Items of fine art ‐ along with jewellery ‐ are collectively known as ‘valuables’ under our policies. It’s important that valuables are separated from the general contents section of the policy in order to make sure they’re properly covered. The reason for wanting to separate fine art from contents is that fine art (in the majority of cases) poses less of a risk than many items of general contents (such as electrical goods), which are much easier for thieves to dispose of. They also tend to be treasured possessions, or collections, and therefore greater care is taken of these items.
What does fine art include?
Paintings, drawings, prints, etchings, photographs, tapestries, rugs, porcelain, statues, manuscripts, clocks, barometers, antique furniture, collectibles and other works of art with historical value or artistic merit.
We recommend getting up to date valuations every five years. We have a range of valuation services available, from individual items to whole collections and our SELECT Premier Customer Advisors can help you find the right one for your requirements.
This means the cost to completely rebuild your home and any outbuildings, including materials and labour. This will vary according to the size, age and type of property you live in.
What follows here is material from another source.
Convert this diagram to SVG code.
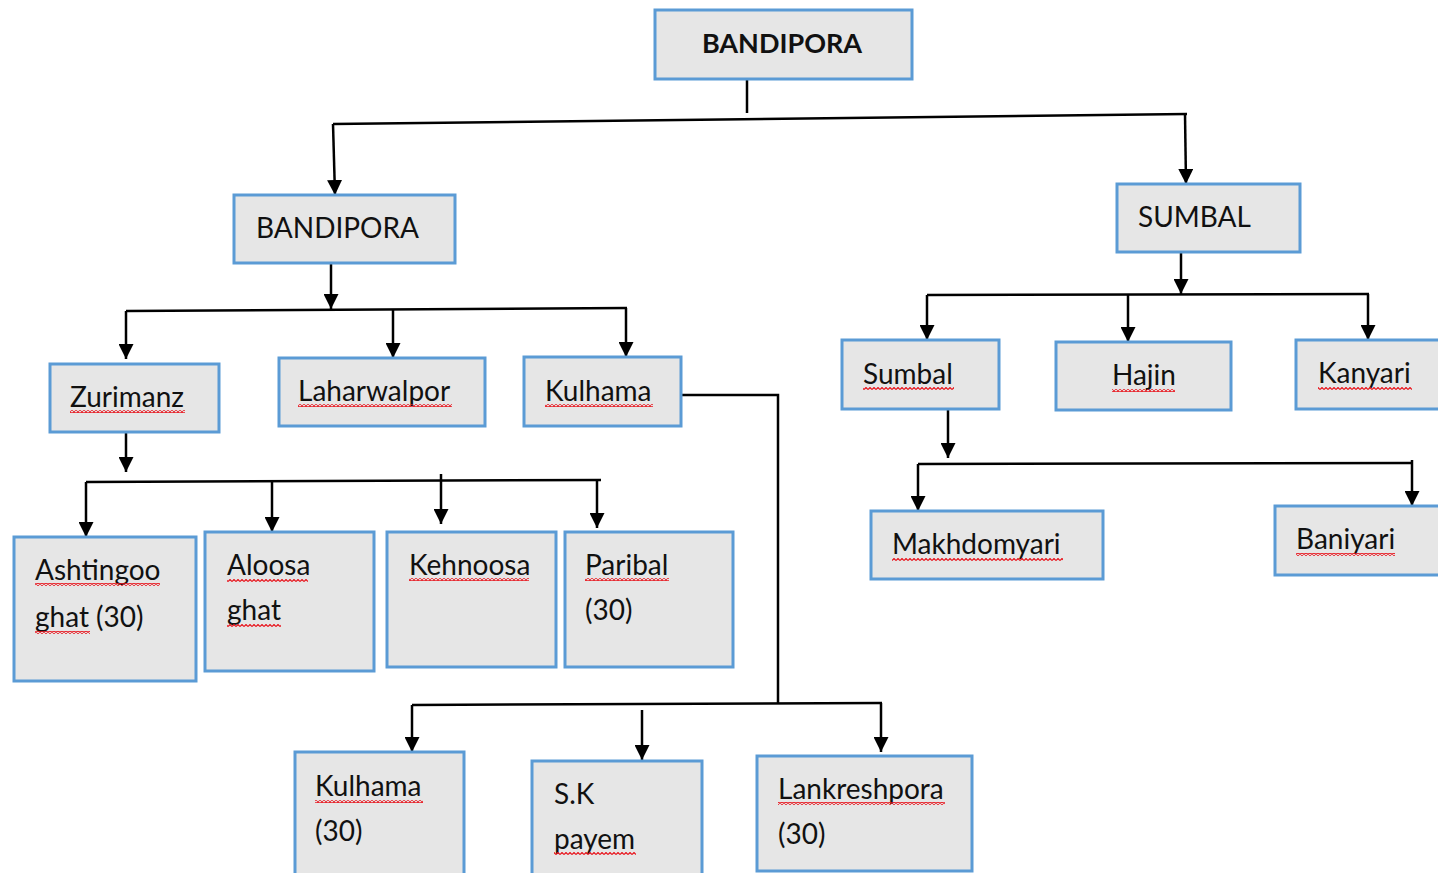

We recognise that not everyone will know the rebuild cost of their home, so if it’s of ’standard construction’ we offer unlimited buildings rebuild cover, so you can relax knowing you’re fully covered. We do this by working with the Royal Institute of Chartered Surveyors to obtain an average rebuild cost for your home, which we then use to work out your premium.
In some instances this won’t be possible, for example:
- If your home has more than five bedrooms
- If our home was constructed prior to 1720
- If your home is a listed building
In these instances we’ll work with you to obtain an accurate rebuild cost. If you recently purchased your home, an up to date rebuild cost will be detailed in the deeds or survey, or alternatively it may have been surveyed separately.
- What is the increased risk to my home?
- Fire. Fire is without doubt the biggest risk when undertaking building works. Most works will represent an increased fire hazard, particularly if they involve a roof extension or plumbing. Even something as simple as a cigarette break could have devastating consequences, so it’s important to make sure appropriate precautions are taken before commencing any work.
- Theft. Especially if your home will be unoccupied throughout the duration of the work, or if scaffolding has been erected.
- Burst or leaking pipes. For example, if any plumbing work is being undertaken.
- Liability. In order to avoid disputes, make sure you know who’s liable for damage or loss to the work whilst in progress and materials stored on site. You could still be held liable in the event of unlawful trespass onto the site, so it’s important to take adequate security measures.
- Storm/weather. If the work involves knocking through existing walls or roof work then your home may be subject to increased water and wind damage.
- Accidental damage. For example, vibrations from drilling could knock a vase from the shelf or increased dust levels could damage artwork.
- What needs insuring?
- Existing structure (contents and valuables if your home will still be occupied).
- Contract works (works in progress e.g. an extension) and site materials.
- Who should insure them?
- Existing structure – this will be your responsibility.
- Contract works – this depends on contract and nature of works. However more often than not this will be the contractor’s property, and therefore theirs to insure, until the date of practical completion.
- Public and employers’ liability - contractor is liable and must cover the employer in the event of a loss.
- When do ‘works’ become ‘existing structure’?
- Date of practical completion: “The date certified by the Architect/Contract Administrator when in his opinion the Contractor actually finishes the work to all practical intents and purposes.” It’s at this stage ownership of the completed ‘works’ pass to our insured and should therefore be covered under our contract.
- What will we need to know as your insurer?
The types of things we’ll need to know are:
- Will your home be unoccupied for more than 60 days?
- Details of work to be undertaken, including duration and cost.
- Depending on the scale of the work, who is responsible for on site security and where any materials are being stored.
- Will any of the work represent a fire risk?
- What type of contract has been signed?